Bu arada kitabın adı ve kapağı keşke farklı olsaydı. Okumadan önce de pek hoşuma gitmemişti, okuduktan sonra da fikrim değişmedi.
Ayrıca kitabın içinde geçen şarkılardan bir Spotify listesi de yapmıştım ama gördüm ki daha iyisi yapılmış, onu da buraya ekleyeyim.
"Aşıklar Delidir Ya da Yazı Tura", Ayfer Tunç ile tanışmama vesile olan kitap oldu. Edebi bir hazine olarak nitelendirebileceğim "Aşıklar Delidir Ya da Yazı Tura" için son zamanlarda okuduğum en iyi kitap diyebilirim. Kapağına ve ismine bakıp klasik bir aşk romanı bekleyenler aradıklarını bulamayacaktır.
"Aşıklar Delidir Ya da Yazı Tura" öncelikle yaşadıkları şeyler yüzünden hayata tutunmaya çalışanların kitabı. Kitap 2 kısımdan oluşuyor.
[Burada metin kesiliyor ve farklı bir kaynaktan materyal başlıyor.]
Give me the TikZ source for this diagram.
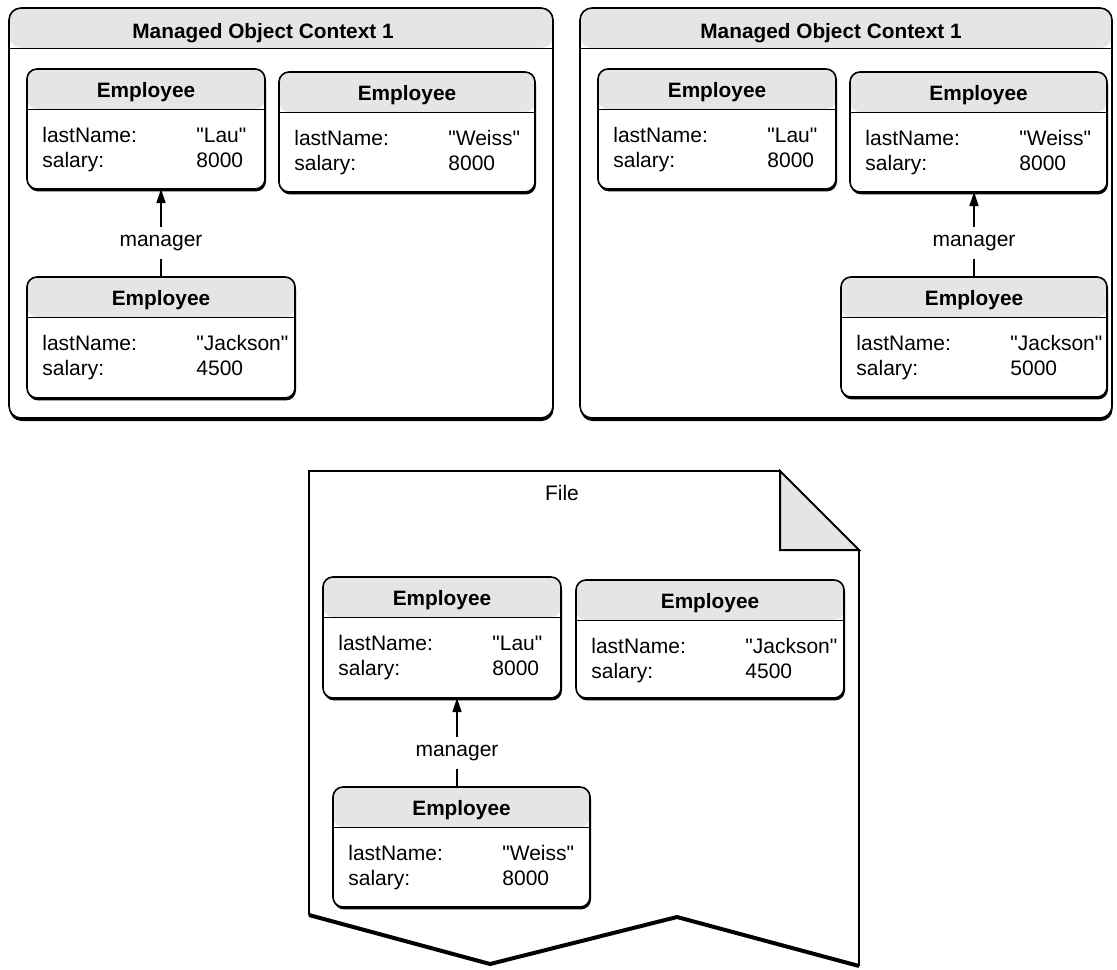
\documentclass[tikz,border=0pt]{standalone}
\usepackage{fontspec}
\setmainfont{Liberation Sans}[Ligatures=TeXOff]
\usetikzlibrary{arrows.meta,calc,fit,shadows}
\definecolor{headgray}{HTML}{E5E5E5}

\tikzset{
  header/.style={path picture={
    \fill[headgray] (path picture bounding box.north west) rectangle ([yshift=-20pt]path picture bounding box.north east);
    \draw[line width=0.5pt] ([yshift=-20pt]path picture bounding box.north west) -- ([yshift=-20pt]path picture bounding box.north east);}},
  ctxbox/.style={draw, line width=0.8pt, fill=white, rounded corners=6pt, inner sep=0pt, outer sep=0pt, header,
    drop shadow={shadow xshift=0.3pt, shadow yshift=-1.5pt, opacity=1, fill=black}},
  empbox/.style={draw, line width=0.8pt, fill=white, rounded corners=5pt, inner sep=0pt, outer sep=0pt, header,
    drop shadow={shadow xshift=0.5pt, shadow yshift=-1.2pt, opacity=1, fill=black}},
  boxtitle/.style={font=\bfseries\fontsize{10.4}{12}\selectfont, anchor=base},
  field/.style={font=\fontsize{10.5}{12}\selectfont, anchor=base west, inner sep=0pt},
  mgr/.style={font=\fontsize{10.5}{12}\selectfont, inner sep=4pt},
  arr/.style={line width=0.75pt, -{Triangle[length=7pt,width=4.5pt]}}
}

% name, x1, y1, x2, y2, last name, salary
\newcommand{\employee}[7]{%
  \node[empbox, fit={(#2,#3) (#4,#5)}] (#1) {};
  \node[boxtitle] at ($(#1.north)+(0,28)$) {Employee};
  \node[field] at ($(#1.north west)+(15,73)$) {lastName:};
  \node[field] at ($(#1.north west)+(169,73)$) {#6};
  \node[field] at ($(#1.north west)+(15,98)$) {salary:};
  \node[field] at ($(#1.north west)+(169,98)$) {#7};
}

\begin{document}
\begin{tikzpicture}[x=0.5pt, y=-0.5pt]
    \useasboundingbox (0,0) rectangle (1117,969);

    % contexts
    \node[ctxbox, fit={(9,8) (553,418)}] (lctx) {};
    \node[boxtitle] at (263,38) {Managed Object Context 1};
    \node[ctxbox, fit={(580,8) (1112,418)}] (rctx) {};
    \node[boxtitle] at (831,38) {Managed Object Context 1};

    \employee{llau}{27}{69}{265}{189}{"Lau"}{8000}
    \employee{lweiss}{279}{72}{535}{192}{"Weiss"}{8000}
    \employee{ljack}{27}{277}{295}{398}{"Jackson"}{4500}

    \employee{rlau}{598}{69}{836}{189}{"Lau"}{8000}
    \employee{rweiss}{850}{72}{1107}{192}{"Weiss"}{8000}
    \employee{rjack}{841}{277}{1107}{397}{"Jackson"}{5000}

    \node[mgr] (lmgr) at (161,243) {manager};
    \draw[line width=0.75pt] (lmgr) -- (lmgr |- ljack.north);
    \draw[arr] (lmgr) -- (lmgr |- llau.south);

    \node[mgr] (rmgr) at (974,243) {manager};
    \draw[line width=0.75pt] (rmgr) -- (rmgr |- rjack.north);
    \draw[arr] (rmgr) -- (rmgr |- rweiss.south);

    % file
    \draw[line width=0.8pt] (309,915) -- (309,471) -- (780,471) -- (859,550) -- (859,966);
    \draw[line width=2pt, line join=miter] (309,915) -- (490,964) -- (677,917) -- (859,966);
    \filldraw[fill=headgray, line width=1pt] (780,471) -- (780,550) -- (859,550) -- cycle;
    \node[font=\fontsize{10.5}{12}\selectfont] (file) at (562,493) {File};

    \employee{flau}{323}{577}{561}{698}{"Lau"}{8000}
    \employee{fjack}{576}{580}{844}{698}{"Jackson"}{4500}
    \employee{fweiss}{333}{787}{590}{907}{"Weiss"}{8000}

    \node[mgr] (fmgr) at (457,753) {manager};
    \draw[line width=0.75pt] (fmgr) -- (fmgr |- fweiss.north);
    \draw[arr] (fmgr) -- (fmgr |- flau.south);
\end{tikzpicture}
\end{document}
Umut ve Sanem'in genetik bir hastalıkla kesişen hayatlarını ikisinin de dilinden okuyoruz. Annesinin miras bıraktığı genetik hastalık Umut'un hayatını ele geçirmeye başlamıştır. Sophie ismini verdiği bu hastalık onun yolunu Amerika'ya düşürür ve orada Sanem ile tanışır. İkisi de bu hikayenin mutlu bir sonla bitmeyeceğini bilse de birbirlerinin hayatında büyük izler bırakırlar. Çünkü aşıklar delidir.
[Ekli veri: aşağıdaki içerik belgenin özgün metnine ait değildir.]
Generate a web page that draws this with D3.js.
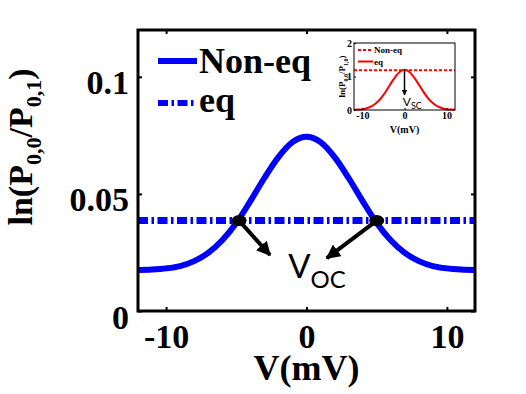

Umut kısmını ayrı, Sanem kısmını ayrı beğendim. Büyük bir incelikle işlenmiş kurgu bize o kadar çok şey anlatıyor ki her insanın kendinden, etrafından bir şeyler bulabileceğinden adım gibi eminim. Ayfer Tunç'un kalemine hayran kaldım. Kalemiyle geç tanıştığım için ise biraz da hayıflanmadım değil. Her okurun tahmin ettiği son yine de insanı mahvediyor. Ya'aburnee ...
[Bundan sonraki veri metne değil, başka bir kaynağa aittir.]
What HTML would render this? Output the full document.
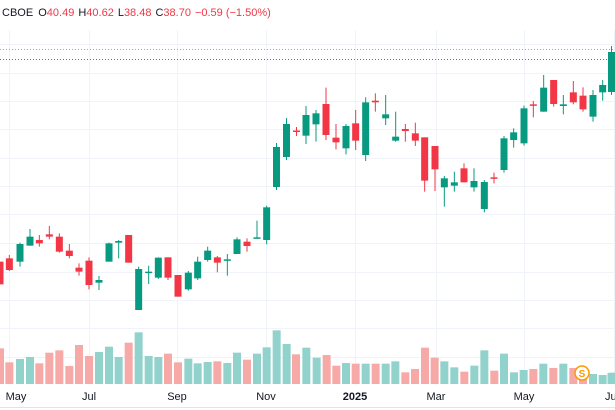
<!DOCTYPE html>
<html><head><meta charset="utf-8"><style>
html,body{margin:0;padding:0;background:#fff;width:615px;height:410px;overflow:hidden}
svg{display:block;font-family:"Liberation Sans",sans-serif}
</style></head><body>
<svg id="s" width="615" height="410" viewBox="0 0 615 410" xmlns="http://www.w3.org/2000/svg">
<g stroke="#f0f3fa" stroke-width="1" id="grid"></g>
<line x1="0" y1="49.5" x2="615" y2="49.5" stroke="#ff9800" stroke-dasharray="1,2" stroke-width="1"/>
<line x1="0" y1="59.5" x2="615" y2="59.5" stroke="#f23645" stroke-dasharray="1,2" stroke-width="1"/>
<g id="vol"></g>
<g id="c"></g>
<circle cx="582" cy="373" r="7" fill="#fff" stroke="#ff9800" stroke-width="1.5"/>
<text x="582" y="377" font-size="10" fill="#ff9800" text-anchor="middle" font-weight="bold">S</text>
<line x1="0" y1="407.5" x2="615" y2="407.5" stroke="#e0e3eb"/>
<g font-size="11" fill="#131722">
<text x="16" y="400" text-anchor="middle">May</text>
<text x="89" y="400" text-anchor="middle">Jul</text>
<text x="177" y="400" text-anchor="middle">Sep</text>
<text x="266" y="400" text-anchor="middle">Nov</text>
<text x="355" y="400" text-anchor="middle" font-weight="bold">2025</text>
<text x="436" y="400" text-anchor="middle">Mar</text>
<text x="524" y="400" text-anchor="middle">May</text>
<text x="605" y="400">Ju</text>
</g>
<text x="2" y="16" font-size="11" fill="#131722">CBOE <tspan dx="2">O</tspan><tspan fill="#f23645">40.49</tspan><tspan dx="4">H</tspan><tspan fill="#f23645">40.62</tspan><tspan dx="4">L</tspan><tspan fill="#f23645">38.48</tspan><tspan dx="4">C</tspan><tspan fill="#f23645">38.70</tspan><tspan dx="4" fill="#f23645">−0.59 (−1.50%)</tspan></text>
</svg>
<script>
var NS="http://www.w3.org/2000/svg";
function el(p,t,a){var e=document.createElementNS(NS,t);for(var k in a)e.setAttribute(k,a[k]);document.getElementById(p).appendChild(e);}
[44,73,101,129,158,186,214,243,272,300,328,357].forEach(function(y){el("grid","line",{x1:0,x2:615,y1:y+.5,y2:y+.5});});
[9,89,177,266,355,436,524,614].forEach(function(x){el("grid","line",{x1:x+.5,x2:x+.5,y1:30,y2:385});});
var G="#089981",R="#f23645";
// zoom2 candles: [zx, col, bt, bb, wt, wb] -> x=zx/3, y=200+z/3
var z2=[[0,R,185,253,185,253],[28,R,175,210,165,213],[60,G,132,185,128,200],[90,G,110,137,87,137],[118,R,120,130,105,140],[148,R,103,110,78,118],[178,R,110,155,100,158],[208,R,152,168,132,175],[237,R,203,215,190,227],[267,R,182,255,172,268],[297,G,240,248,228,270],[327,G,130,185,128,185],[356,G,123,128,120,175],[386,R,105,188,105,188],[416,G,207,330,200,330],[446,G,215,218,197,252],[475,G,173,233,172,237],[504,R,172,233,172,240],[534,R,225,290,225,290],[565,G,218,268,213,272],[593,G,185,235,170,240],[623,G,152,180,140,185],[652,R,172,188,168,217],[682,G,178,181,162,227],[711,G,118,162,112,162],[741,R,125,138,115,155],[771,G,112,115,62,115],[800,G,22,120,17,133]];
function candle(x,c,bt,bb,wt,wb){el("c","line",{x1:x,x2:x,y1:wt,y2:wb,stroke:c,"stroke-width":1});var h=Math.max(bb-bt,1.5);el("c","rect",{x:x-3.5,y:bt,width:7,height:h,fill:c});}
z2.forEach(function(d){candle(d[0]/3,d[1],200+d[2]/3,200+d[3]/3,200+d[4]/3,200+d[5]/3);});
candle(276.5,G,147,187,143,190);candle(286.5,G,124,157,118,160);candle(296.5,R,130.5,131.5,127,136);
var z3=[[18,G,165,227,138,252],[48,G,160,193,150,245],[78,R,132,225,83,240],[108,R,233,247,192,268],[138,G,198,265,192,283],[167,R,190,242,150,270],[197,G,127,285,112,303],[226,R,122,127,100,155],[257,G,163,175,105,195],[287,G,230,242,155,245],[316,R,207,213,192,245],[346,R,220,242,188,258],[374,R,232,362,232,395],[405,R,258,328,258,393],[433,G,355,382,348,440],[463,G,367,377,335,395],[492,R,325,367,310,367],[522,G,363,382,325,395],[553,G,366,447,360,457],[582,R,352,354,338,370],[612,G,235,330,228,338],[641,G,217,240,205,263],[672,G,145,250,137,257],[700,R,133,135,123,172],[731,G,83,155,45,155],[761,R,60,132,60,140],[790,G,133,138,105,163],[820,R,97,127,63,133],[849,R,107,148,82,155],[879,G,105,170,90,185],[908,G,75,97,60,122]];
z3.forEach(function(d){candle(300+d[0]/3,d[1],60+d[2]/3,60+d[3]/3,60+d[4]/3,60+d[5]/3);});
candle(611.5,G,52,92,46,95);
var VG="#92d2cc",VR="#f7a9a7";
var v2=[[0,R,445],[28,R,487],[60,G,477],[90,G,471],[118,R,490],[148,R,458],[178,R,451],[208,R,498],[237,R,435],[267,R,468],[297,G,456],[327,G,440],[356,G,471],[386,R,428],[416,G,397],[446,G,468],[475,G,471],[504,R,461],[534,R,487],[565,G,476],[593,G,490],[623,G,486],[652,R,484],[682,G,489],[711,G,458],[741,R,479],[771,G,461],[800,G,442],[830,G,391],[860,G,432],[888,R,463]];
function vb(x,c,t){el("vol","rect",{x:x-4,y:t,width:8,height:384-t,fill:c==G?VG:VR});}
v2.forEach(function(d){vb(d[0]/3,d[1],200+d[2]/3);});
var v4=[[19,G,83],[50,G,113],[80,R,105],[109,R,137],[138,G,129],[167,R,131],[197,G,131],[227,R,131],[257,G,131],[286,G,124],[316,R,157],[345,R,147],[375,R,83],[404,R,113],[433,G,124],[463,G,142],[493,R,155],[523,G,137],[553,G,91],[583,R,152],[612,G,101],[642,G,157],[671,G,150],[700,R,147],[730,G,131],[760,R,144],[790,G,131],[820,R,144],[849,R,150],[879,G,162],[908,G,165],[938,G,158]];
v4.forEach(function(d){vb(300+d[0]/3,d[1],320+d[2]/3);});
vb(611.5,G,373);
</script>
</body></html>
Muhtemelen linç yiyeceğim ancak göze alarak yazıyorum: sevmedim kitabı. Acının kanirtilmasi, her şeyin aynı kişinin başına gelmesi vs. çok darladi okurken; Arabesk filmini izliyormuşum gibi hissettim ancak güldürmedi ve hissedilenleri ben de hissetmedim; daha önce okuduğum kitaplarını ne kadar sevdiysem bu kitap beni o kadar uzaklastirdi, elime almak için sürekli kendimi zorladım; Şebnem'i çok sevmiştim daha önce, Sanem'in ezik edebiyatı ise "amaaan bi' git ya" dedirtti. Sevenleri okusun, ben uzun süre Ayfer hanıma bulaşmayacağım.
Okuduğum ilk Ayfer Tunç kitabı Aşıklar delidir oldu, yazarın karakterleri işlemesine ve romanı kurgulamasına hayran oldum. 447 sayfa boyunca yüreğim parça parça oldu bu kadar acının basite inmeden anlatılması romanı ayrı bir yere koyuyor. Çok sevdim çok üzüldüm son sayfasına kadar kopmadan okudum.
“İnsan her şeyi anlatabiliyor, korkularını, sırlarını, en bağışlanmaz günahlarını. Ama yok oluncaya kadar ezilmişliğin verdiği utanç anlatılamıyor, benlik yarasını göstermek istemiyor.”